### TASK DIRECTIONS
In the data below, locate each line with the word "chart" and list it.

### Dataset items

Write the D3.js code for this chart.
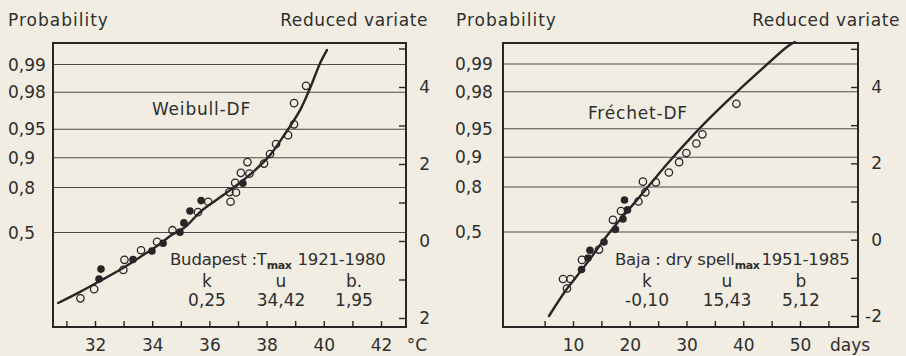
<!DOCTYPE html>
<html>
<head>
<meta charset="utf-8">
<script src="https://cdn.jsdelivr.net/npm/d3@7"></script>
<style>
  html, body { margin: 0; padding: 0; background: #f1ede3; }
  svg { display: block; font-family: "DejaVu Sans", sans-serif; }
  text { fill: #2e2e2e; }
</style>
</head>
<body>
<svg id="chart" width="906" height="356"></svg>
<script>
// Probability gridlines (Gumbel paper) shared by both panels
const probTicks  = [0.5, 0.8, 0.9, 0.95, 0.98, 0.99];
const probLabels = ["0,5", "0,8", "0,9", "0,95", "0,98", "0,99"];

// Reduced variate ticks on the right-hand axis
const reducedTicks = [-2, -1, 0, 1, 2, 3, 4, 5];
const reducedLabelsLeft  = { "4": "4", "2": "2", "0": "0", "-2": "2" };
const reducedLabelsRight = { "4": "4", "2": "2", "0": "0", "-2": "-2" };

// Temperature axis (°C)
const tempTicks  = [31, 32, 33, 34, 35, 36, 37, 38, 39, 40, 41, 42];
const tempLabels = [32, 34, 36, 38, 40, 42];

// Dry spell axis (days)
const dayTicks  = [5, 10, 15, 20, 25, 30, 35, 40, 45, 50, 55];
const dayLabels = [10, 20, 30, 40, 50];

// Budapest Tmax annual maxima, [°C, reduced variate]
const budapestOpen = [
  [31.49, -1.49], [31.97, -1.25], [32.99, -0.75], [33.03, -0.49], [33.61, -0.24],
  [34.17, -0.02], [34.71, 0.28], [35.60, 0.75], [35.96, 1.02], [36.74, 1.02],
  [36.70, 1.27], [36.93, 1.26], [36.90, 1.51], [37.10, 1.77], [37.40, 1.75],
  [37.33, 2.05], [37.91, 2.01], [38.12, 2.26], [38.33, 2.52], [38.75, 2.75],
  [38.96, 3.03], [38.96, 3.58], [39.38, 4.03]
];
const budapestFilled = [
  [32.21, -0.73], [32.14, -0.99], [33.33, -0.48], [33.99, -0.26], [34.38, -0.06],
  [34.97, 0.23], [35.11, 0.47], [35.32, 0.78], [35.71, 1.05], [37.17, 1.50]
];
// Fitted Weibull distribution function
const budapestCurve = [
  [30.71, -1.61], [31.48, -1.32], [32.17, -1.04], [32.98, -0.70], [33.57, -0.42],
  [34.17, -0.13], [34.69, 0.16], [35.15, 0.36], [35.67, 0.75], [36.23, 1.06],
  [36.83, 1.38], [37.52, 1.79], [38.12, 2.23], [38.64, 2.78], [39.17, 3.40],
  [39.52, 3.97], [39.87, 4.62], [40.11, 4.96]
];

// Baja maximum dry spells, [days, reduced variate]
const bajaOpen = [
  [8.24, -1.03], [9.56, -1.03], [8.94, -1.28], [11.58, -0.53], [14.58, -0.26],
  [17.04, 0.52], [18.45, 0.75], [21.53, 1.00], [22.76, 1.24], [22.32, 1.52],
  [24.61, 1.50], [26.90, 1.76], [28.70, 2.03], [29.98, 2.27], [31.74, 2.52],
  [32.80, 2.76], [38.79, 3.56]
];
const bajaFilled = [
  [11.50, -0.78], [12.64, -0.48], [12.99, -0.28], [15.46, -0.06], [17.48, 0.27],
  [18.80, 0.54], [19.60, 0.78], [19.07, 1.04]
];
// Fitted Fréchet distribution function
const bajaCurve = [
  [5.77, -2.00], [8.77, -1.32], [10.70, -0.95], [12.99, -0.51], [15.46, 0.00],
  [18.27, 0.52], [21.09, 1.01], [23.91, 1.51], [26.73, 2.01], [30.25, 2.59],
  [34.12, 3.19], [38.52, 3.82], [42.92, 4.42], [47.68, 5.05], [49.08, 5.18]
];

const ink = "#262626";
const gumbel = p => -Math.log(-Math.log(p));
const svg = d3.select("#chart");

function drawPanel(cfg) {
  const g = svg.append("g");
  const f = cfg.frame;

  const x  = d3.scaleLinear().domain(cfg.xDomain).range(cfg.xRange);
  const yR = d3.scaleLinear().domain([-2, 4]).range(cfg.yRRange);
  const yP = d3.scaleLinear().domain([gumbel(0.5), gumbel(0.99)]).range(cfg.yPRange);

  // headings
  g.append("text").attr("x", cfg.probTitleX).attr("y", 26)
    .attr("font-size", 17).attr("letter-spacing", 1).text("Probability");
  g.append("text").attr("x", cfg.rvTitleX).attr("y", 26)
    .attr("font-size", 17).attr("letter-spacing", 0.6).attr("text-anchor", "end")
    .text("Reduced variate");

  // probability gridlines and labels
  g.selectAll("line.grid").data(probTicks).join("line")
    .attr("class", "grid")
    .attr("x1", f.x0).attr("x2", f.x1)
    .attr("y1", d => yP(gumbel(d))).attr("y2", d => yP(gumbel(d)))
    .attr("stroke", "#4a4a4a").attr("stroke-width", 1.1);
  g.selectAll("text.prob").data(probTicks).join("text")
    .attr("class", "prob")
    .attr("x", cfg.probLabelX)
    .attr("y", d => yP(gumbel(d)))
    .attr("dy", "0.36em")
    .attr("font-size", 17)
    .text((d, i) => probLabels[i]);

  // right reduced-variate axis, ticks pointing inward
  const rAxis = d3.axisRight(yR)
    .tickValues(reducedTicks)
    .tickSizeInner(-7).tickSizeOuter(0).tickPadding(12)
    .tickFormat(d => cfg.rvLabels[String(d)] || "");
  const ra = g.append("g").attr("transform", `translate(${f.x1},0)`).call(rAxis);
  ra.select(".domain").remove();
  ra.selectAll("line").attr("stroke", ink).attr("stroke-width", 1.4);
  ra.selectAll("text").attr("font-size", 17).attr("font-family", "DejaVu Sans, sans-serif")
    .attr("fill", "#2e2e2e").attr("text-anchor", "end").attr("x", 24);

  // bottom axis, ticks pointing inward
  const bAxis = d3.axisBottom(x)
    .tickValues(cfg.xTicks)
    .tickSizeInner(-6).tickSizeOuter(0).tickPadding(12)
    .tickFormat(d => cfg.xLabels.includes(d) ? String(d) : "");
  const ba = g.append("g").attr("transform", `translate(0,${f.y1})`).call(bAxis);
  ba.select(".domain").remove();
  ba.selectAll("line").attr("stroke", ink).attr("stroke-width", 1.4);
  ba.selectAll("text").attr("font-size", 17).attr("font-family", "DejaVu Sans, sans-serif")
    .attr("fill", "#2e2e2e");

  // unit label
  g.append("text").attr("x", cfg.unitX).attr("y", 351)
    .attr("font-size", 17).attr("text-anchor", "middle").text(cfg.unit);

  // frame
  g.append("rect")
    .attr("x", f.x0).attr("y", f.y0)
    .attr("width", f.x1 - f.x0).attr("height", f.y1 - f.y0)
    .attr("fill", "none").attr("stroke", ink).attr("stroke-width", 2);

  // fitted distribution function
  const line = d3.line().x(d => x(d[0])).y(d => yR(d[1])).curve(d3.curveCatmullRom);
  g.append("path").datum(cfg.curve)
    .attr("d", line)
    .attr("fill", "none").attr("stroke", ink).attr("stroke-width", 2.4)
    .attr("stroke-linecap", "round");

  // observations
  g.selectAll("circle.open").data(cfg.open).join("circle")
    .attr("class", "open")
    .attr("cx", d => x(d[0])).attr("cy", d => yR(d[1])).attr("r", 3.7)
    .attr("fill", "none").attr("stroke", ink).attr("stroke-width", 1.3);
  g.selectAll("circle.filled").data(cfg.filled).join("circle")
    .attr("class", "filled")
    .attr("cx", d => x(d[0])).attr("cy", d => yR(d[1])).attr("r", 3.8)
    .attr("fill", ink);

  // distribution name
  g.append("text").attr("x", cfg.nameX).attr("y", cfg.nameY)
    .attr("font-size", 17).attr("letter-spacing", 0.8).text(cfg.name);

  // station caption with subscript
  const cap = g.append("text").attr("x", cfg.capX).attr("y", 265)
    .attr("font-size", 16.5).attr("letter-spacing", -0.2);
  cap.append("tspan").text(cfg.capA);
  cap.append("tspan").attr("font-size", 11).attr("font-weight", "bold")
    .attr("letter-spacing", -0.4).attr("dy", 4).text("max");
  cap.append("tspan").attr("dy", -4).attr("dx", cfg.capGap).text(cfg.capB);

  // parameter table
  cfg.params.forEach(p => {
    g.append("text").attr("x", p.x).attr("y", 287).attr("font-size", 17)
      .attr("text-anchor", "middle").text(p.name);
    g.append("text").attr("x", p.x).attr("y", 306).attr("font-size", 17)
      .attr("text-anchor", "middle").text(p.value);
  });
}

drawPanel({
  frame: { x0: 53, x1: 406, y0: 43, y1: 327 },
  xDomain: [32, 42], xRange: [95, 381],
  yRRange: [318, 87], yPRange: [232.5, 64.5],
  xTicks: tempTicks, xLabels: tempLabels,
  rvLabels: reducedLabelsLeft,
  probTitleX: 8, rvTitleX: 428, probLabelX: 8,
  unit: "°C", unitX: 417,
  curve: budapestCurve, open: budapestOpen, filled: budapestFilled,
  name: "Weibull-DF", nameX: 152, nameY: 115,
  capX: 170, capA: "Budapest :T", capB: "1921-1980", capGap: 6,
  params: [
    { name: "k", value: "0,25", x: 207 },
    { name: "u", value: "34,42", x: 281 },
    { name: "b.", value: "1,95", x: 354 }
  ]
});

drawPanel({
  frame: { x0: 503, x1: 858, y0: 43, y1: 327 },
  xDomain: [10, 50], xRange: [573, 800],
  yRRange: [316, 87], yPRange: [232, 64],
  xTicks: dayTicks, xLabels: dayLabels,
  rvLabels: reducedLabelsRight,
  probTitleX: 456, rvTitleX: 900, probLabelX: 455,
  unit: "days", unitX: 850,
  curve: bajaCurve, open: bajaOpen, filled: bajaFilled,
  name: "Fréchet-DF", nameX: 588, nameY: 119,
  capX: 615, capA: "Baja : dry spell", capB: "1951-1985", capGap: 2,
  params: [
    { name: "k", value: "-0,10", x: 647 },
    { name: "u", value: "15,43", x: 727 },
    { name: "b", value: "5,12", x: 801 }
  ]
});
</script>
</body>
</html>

==

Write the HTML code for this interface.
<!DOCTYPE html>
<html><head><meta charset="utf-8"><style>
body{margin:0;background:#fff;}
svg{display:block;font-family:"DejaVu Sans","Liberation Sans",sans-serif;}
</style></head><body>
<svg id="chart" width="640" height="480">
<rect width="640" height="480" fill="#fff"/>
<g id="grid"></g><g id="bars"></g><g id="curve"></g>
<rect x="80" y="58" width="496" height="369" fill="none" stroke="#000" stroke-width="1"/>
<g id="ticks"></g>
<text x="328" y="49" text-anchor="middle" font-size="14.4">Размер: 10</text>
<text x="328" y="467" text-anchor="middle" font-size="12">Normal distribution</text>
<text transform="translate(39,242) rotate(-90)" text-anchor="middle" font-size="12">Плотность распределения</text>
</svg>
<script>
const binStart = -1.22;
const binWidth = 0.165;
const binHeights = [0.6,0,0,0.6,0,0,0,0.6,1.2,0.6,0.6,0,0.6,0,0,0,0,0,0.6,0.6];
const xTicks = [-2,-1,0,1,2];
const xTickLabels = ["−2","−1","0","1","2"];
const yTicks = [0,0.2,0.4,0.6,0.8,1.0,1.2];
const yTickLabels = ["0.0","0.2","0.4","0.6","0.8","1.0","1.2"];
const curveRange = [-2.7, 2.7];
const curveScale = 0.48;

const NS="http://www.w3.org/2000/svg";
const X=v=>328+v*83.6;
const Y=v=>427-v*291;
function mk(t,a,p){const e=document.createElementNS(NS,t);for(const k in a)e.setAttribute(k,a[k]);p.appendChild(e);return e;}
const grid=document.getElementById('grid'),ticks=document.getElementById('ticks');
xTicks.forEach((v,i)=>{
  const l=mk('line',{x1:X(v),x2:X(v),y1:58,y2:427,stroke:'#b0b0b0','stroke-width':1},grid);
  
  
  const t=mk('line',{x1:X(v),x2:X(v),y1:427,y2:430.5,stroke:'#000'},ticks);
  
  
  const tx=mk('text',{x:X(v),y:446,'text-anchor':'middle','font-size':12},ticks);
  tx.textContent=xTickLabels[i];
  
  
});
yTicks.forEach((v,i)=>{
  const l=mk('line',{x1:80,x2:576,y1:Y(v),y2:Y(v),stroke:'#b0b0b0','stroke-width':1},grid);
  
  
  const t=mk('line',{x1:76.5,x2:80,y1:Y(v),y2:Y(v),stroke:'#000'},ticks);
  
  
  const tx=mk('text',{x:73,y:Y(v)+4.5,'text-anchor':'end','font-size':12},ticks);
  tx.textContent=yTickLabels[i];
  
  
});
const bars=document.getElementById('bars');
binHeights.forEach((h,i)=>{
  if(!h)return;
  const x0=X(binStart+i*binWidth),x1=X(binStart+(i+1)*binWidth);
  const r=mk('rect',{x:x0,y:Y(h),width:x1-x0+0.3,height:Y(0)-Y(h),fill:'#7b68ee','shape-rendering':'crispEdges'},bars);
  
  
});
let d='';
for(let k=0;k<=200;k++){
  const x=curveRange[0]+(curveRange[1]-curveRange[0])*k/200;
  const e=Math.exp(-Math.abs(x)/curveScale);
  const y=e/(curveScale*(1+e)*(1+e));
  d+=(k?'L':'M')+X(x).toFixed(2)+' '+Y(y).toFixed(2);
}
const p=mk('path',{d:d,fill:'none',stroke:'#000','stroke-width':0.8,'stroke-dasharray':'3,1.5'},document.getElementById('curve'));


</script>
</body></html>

### RESPONSE TO THE EXERCISE
Write the D3.js code for this chart.
<svg id="chart" width="906" height="356"></svg>
const svg = d3.select("#chart");
<svg id="chart" width="640" height="480">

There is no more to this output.